INSTRUCTION> Your copy should hold exactly the lines from the one containing "What matplotlib code" to the one containing "renderer = fig.canvas.get_renderer()", inclusive, with no pictures.

DATA>
════════════════

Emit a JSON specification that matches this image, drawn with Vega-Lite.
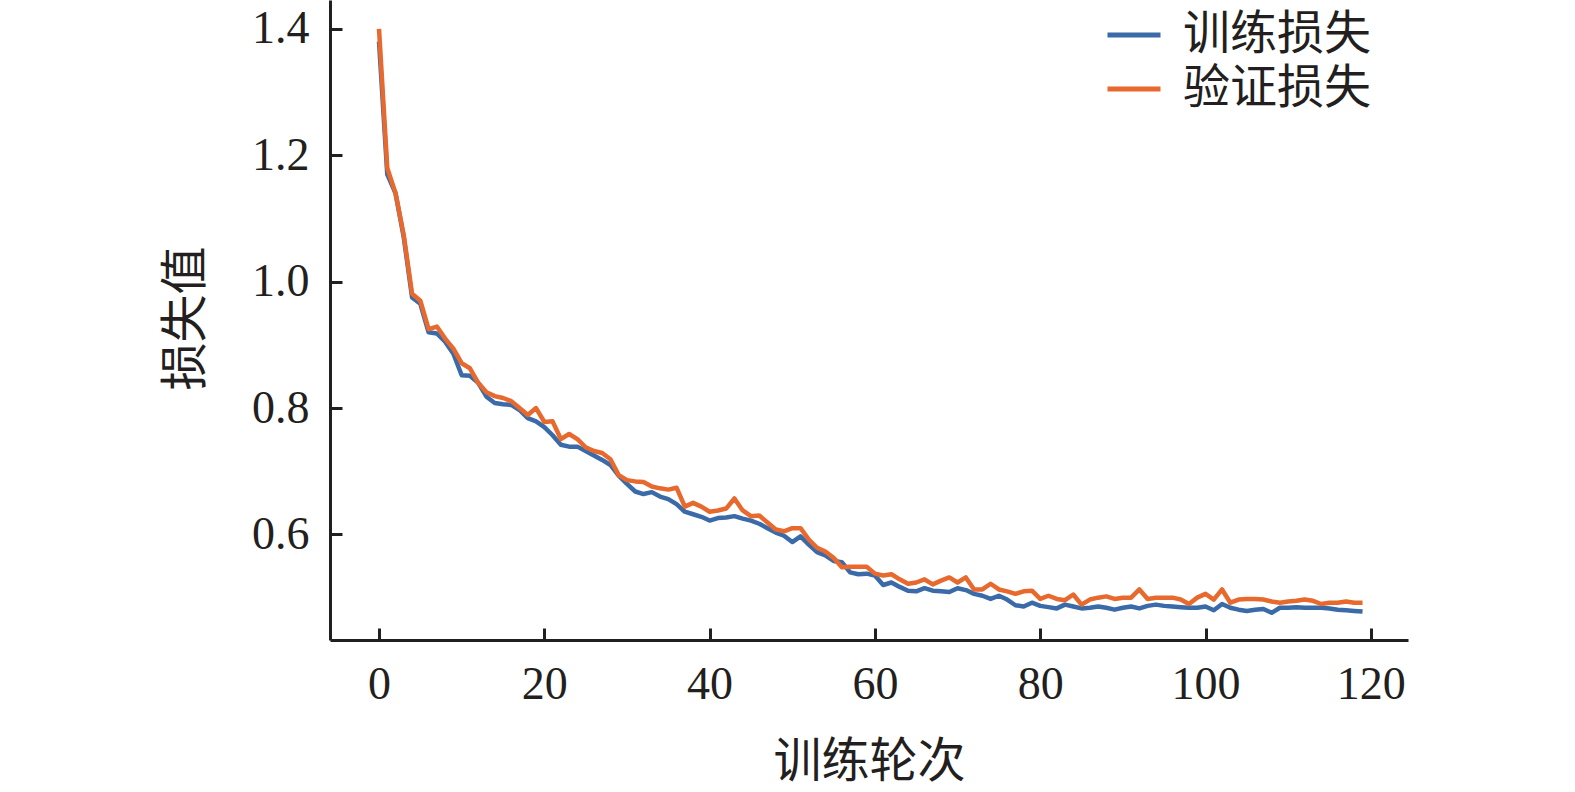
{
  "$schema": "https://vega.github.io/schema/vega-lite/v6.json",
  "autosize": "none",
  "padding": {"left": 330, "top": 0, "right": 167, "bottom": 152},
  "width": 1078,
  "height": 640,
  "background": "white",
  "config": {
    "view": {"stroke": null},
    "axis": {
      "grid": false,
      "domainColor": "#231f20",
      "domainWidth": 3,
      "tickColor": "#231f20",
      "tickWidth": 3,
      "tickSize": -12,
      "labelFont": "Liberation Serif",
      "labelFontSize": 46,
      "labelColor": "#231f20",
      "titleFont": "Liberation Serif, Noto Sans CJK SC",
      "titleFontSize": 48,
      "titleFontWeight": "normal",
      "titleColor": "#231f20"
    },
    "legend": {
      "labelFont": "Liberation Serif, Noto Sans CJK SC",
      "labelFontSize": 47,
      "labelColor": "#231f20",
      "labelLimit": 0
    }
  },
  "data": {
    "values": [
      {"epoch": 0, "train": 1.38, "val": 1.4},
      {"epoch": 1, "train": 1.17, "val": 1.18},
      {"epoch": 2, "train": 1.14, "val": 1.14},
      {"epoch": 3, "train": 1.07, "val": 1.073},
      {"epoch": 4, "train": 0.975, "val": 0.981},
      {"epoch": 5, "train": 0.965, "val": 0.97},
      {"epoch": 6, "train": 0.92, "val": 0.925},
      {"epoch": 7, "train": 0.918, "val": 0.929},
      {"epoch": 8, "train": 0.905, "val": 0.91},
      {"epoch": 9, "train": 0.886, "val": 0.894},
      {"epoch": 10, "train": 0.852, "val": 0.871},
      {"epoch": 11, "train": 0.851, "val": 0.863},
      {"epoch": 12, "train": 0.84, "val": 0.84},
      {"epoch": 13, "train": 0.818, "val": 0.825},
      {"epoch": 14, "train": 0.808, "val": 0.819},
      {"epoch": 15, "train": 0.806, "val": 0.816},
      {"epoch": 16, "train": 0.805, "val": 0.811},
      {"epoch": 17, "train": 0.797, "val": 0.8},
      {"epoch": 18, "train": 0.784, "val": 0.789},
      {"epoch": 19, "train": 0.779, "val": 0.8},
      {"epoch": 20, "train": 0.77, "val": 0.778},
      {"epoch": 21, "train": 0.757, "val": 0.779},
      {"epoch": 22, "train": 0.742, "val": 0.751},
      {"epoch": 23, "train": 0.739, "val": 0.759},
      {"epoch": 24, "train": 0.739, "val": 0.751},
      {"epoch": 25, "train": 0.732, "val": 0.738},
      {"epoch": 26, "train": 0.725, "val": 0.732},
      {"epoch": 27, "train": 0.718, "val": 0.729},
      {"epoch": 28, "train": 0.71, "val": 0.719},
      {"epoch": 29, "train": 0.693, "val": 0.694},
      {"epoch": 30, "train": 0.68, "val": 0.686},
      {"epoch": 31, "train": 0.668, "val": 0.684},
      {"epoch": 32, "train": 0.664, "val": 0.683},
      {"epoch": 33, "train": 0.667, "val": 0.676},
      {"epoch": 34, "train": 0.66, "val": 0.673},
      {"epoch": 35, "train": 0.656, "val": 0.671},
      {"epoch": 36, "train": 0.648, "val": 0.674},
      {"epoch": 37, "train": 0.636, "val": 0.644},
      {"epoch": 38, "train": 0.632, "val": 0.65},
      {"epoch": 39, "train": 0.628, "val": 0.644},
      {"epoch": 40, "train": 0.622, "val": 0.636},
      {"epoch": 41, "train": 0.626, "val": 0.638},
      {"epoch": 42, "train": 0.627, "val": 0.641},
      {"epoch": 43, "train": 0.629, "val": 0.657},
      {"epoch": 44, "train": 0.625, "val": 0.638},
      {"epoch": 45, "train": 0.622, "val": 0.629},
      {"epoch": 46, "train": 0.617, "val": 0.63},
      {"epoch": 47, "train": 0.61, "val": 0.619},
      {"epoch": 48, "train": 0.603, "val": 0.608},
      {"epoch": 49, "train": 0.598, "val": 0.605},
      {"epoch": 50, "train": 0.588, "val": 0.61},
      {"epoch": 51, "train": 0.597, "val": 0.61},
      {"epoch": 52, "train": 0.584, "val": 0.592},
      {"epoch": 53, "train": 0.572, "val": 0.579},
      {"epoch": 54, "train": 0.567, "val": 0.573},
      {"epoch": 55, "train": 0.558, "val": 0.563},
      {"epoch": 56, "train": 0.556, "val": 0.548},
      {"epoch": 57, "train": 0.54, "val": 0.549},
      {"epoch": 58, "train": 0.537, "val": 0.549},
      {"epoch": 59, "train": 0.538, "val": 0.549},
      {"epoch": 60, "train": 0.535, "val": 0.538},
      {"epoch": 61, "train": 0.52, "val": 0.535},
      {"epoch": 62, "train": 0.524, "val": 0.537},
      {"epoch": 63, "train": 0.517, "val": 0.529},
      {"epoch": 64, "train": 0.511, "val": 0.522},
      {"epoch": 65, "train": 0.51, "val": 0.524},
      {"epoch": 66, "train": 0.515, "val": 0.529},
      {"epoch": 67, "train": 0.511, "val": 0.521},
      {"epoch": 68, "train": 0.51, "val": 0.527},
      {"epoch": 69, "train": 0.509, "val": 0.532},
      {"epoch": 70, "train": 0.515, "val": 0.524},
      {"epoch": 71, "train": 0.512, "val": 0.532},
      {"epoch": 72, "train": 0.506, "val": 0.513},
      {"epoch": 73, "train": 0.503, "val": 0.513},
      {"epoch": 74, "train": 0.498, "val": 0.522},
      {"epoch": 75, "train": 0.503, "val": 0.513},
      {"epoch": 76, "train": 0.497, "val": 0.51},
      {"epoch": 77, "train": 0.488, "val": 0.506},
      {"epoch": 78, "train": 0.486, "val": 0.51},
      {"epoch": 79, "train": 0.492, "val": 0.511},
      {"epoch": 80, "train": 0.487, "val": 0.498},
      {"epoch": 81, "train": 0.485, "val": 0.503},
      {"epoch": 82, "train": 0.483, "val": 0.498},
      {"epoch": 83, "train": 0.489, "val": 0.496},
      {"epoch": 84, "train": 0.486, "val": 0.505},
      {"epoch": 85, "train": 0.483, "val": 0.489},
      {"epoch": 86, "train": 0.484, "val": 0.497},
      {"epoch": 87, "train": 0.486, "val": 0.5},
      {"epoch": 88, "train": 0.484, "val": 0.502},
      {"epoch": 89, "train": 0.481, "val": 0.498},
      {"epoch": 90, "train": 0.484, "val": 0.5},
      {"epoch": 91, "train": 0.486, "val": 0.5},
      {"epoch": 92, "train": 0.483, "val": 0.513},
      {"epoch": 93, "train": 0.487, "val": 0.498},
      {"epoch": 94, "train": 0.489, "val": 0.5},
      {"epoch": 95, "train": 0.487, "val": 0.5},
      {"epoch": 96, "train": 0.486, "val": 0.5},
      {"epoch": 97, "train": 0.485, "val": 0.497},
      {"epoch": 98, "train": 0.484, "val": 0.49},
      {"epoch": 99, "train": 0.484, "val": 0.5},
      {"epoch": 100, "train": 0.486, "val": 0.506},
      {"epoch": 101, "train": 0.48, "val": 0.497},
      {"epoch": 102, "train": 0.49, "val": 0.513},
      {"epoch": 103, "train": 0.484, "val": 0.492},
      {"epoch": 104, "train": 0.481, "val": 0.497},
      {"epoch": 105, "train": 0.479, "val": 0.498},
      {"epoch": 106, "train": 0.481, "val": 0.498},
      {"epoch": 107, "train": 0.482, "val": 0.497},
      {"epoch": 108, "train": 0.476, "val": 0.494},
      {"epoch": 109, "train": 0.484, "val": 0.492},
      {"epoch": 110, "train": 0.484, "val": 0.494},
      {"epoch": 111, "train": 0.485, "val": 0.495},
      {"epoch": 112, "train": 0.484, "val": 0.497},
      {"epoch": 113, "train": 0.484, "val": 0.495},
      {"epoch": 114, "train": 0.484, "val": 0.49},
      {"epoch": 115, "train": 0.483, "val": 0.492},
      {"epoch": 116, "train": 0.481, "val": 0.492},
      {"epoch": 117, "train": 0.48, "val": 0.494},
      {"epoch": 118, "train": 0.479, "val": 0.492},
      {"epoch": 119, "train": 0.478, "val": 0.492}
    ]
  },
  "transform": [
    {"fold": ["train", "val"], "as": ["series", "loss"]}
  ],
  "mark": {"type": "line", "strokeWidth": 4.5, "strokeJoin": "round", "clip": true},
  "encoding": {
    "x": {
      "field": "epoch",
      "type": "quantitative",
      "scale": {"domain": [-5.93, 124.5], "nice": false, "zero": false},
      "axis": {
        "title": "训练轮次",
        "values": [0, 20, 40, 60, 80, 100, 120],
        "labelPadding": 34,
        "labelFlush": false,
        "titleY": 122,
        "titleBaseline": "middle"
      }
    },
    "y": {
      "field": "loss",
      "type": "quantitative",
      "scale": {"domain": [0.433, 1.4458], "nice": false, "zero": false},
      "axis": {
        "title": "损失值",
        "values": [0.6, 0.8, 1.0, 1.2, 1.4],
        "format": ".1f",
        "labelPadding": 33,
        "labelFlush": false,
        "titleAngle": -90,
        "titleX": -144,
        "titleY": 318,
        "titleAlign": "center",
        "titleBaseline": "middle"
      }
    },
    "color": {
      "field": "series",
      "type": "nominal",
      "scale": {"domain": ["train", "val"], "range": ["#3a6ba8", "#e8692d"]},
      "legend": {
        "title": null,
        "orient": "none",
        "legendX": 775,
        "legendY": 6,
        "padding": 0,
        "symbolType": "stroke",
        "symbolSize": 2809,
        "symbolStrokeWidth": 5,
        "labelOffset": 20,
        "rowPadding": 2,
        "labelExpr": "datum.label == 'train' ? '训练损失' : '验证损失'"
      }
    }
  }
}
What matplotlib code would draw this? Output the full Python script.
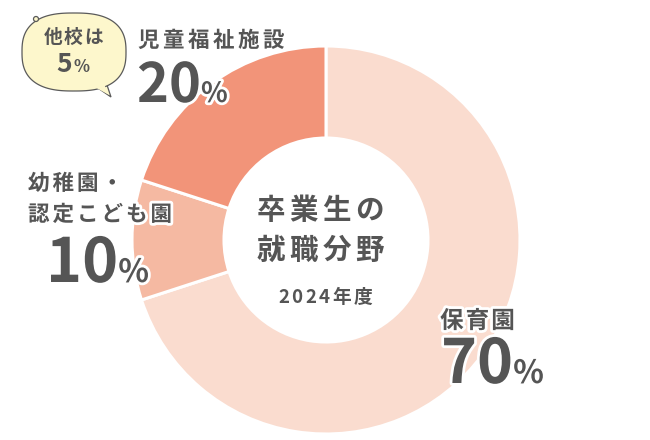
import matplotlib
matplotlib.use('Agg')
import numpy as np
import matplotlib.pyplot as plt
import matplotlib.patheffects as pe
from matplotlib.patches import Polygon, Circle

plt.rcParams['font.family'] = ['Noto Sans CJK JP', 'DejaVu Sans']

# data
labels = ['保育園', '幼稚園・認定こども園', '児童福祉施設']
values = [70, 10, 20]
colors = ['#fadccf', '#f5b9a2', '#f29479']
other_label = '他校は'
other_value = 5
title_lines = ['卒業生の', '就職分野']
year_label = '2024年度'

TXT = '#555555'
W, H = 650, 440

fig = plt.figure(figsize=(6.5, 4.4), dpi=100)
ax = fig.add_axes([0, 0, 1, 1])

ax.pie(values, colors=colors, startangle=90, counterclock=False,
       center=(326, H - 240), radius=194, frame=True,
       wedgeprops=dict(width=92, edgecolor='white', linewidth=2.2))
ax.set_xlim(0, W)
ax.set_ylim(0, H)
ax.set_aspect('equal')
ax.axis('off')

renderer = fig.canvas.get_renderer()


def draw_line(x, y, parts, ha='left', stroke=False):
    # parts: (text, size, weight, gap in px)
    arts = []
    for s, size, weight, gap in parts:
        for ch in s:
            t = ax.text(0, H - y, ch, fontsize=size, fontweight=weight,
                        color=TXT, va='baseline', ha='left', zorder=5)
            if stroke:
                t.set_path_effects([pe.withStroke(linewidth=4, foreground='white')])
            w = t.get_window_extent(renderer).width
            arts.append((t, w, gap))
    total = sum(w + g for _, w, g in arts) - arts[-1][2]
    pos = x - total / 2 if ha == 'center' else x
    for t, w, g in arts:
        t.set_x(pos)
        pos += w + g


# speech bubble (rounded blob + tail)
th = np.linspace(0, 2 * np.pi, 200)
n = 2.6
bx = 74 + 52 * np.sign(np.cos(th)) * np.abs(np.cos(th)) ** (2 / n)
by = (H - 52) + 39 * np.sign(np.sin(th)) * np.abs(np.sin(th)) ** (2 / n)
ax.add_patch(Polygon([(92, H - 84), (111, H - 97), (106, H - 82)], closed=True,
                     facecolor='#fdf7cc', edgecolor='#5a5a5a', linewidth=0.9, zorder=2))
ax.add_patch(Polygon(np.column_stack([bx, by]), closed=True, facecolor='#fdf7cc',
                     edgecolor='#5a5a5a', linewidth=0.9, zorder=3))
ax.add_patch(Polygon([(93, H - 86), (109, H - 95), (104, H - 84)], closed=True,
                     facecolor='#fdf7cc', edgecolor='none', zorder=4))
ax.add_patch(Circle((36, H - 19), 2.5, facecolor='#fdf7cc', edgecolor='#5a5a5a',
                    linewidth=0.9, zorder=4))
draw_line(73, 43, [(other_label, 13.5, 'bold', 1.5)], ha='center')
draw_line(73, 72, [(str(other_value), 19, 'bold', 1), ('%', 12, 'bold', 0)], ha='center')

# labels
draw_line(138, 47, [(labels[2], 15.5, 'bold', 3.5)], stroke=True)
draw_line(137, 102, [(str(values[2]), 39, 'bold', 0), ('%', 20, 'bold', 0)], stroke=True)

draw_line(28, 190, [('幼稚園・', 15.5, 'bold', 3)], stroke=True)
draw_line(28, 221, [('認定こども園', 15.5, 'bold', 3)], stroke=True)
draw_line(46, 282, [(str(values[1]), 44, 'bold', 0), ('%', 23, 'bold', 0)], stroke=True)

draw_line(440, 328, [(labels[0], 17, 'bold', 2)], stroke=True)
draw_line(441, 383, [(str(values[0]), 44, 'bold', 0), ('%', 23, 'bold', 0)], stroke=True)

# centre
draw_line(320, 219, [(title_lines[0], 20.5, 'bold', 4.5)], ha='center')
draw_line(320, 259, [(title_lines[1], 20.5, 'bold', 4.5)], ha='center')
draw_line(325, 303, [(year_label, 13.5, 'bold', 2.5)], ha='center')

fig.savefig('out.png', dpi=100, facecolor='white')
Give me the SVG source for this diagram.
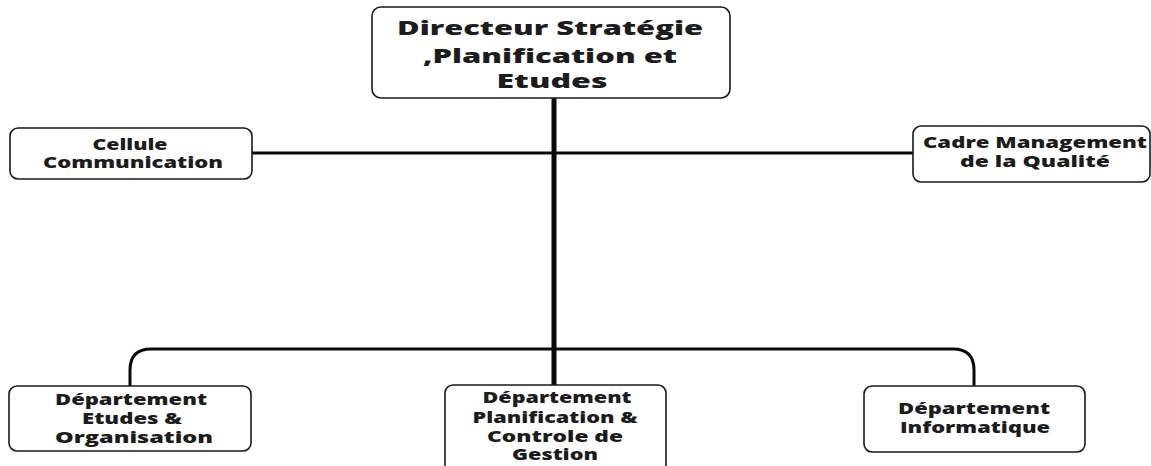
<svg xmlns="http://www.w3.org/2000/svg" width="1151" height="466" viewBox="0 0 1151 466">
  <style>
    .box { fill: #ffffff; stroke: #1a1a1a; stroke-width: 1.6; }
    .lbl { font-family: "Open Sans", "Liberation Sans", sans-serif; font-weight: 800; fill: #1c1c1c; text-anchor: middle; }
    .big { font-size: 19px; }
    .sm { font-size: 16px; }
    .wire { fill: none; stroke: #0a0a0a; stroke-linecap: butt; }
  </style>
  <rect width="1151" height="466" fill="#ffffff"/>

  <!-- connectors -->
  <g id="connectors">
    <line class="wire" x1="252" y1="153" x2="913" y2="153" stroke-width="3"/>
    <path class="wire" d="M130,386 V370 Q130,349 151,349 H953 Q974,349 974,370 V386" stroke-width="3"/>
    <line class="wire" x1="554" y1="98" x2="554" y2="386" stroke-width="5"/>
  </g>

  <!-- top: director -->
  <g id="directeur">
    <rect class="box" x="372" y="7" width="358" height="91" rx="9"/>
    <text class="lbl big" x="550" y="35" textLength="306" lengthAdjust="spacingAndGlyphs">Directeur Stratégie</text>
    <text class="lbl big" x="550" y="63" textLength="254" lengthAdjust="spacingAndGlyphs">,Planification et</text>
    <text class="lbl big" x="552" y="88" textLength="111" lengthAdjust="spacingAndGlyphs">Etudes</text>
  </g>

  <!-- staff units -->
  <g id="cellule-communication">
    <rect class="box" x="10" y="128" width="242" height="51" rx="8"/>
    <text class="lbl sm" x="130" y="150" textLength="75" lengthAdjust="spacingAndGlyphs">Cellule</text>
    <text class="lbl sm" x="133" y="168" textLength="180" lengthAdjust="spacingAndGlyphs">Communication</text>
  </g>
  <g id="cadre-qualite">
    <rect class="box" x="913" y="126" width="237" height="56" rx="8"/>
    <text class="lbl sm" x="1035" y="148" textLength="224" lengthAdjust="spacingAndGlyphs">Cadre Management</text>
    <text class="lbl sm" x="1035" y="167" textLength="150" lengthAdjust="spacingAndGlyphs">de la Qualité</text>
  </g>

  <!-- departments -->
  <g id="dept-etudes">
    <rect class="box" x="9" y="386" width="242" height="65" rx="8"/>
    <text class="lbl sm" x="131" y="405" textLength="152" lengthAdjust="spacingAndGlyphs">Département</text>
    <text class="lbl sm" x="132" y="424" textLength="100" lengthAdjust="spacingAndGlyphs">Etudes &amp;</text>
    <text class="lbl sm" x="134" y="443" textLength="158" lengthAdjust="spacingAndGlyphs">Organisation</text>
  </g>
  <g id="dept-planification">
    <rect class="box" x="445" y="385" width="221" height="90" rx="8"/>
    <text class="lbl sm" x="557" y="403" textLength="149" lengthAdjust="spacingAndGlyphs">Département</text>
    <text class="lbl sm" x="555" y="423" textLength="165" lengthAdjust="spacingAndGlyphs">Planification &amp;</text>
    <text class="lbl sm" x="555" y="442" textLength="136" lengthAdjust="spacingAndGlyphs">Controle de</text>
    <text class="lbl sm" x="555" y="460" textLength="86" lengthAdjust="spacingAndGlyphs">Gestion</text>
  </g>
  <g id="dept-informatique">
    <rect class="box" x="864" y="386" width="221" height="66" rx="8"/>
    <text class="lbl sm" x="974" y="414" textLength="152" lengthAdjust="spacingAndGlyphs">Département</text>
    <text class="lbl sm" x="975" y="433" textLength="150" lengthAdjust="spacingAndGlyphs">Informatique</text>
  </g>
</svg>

════════════════

REPLY TO THE TASK>
What matplotlib code would draw this? Output the full Python script.
import matplotlib
matplotlib.use('Agg')
import numpy as np
import matplotlib.pyplot as plt
import matplotlib.patheffects as pe
from matplotlib.patches import Polygon, Circle

plt.rcParams['font.family'] = ['Noto Sans CJK JP', 'DejaVu Sans']

# data
labels = ['保育園', '幼稚園・認定こども園', '児童福祉施設']
values = [70, 10, 20]
colors = ['#fadccf', '#f5b9a2', '#f29479']
other_label = '他校は'
other_value = 5
title_lines = ['卒業生の', '就職分野']
year_label = '2024年度'

TXT = '#555555'
W, H = 650, 440

fig = plt.figure(figsize=(6.5, 4.4), dpi=100)
ax = fig.add_axes([0, 0, 1, 1])

ax.pie(values, colors=colors, startangle=90, counterclock=False,
       center=(326, H - 240), radius=194, frame=True,
       wedgeprops=dict(width=92, edgecolor='white', linewidth=2.2))
ax.set_xlim(0, W)
ax.set_ylim(0, H)
ax.set_aspect('equal')
ax.axis('off')

renderer = fig.canvas.get_renderer()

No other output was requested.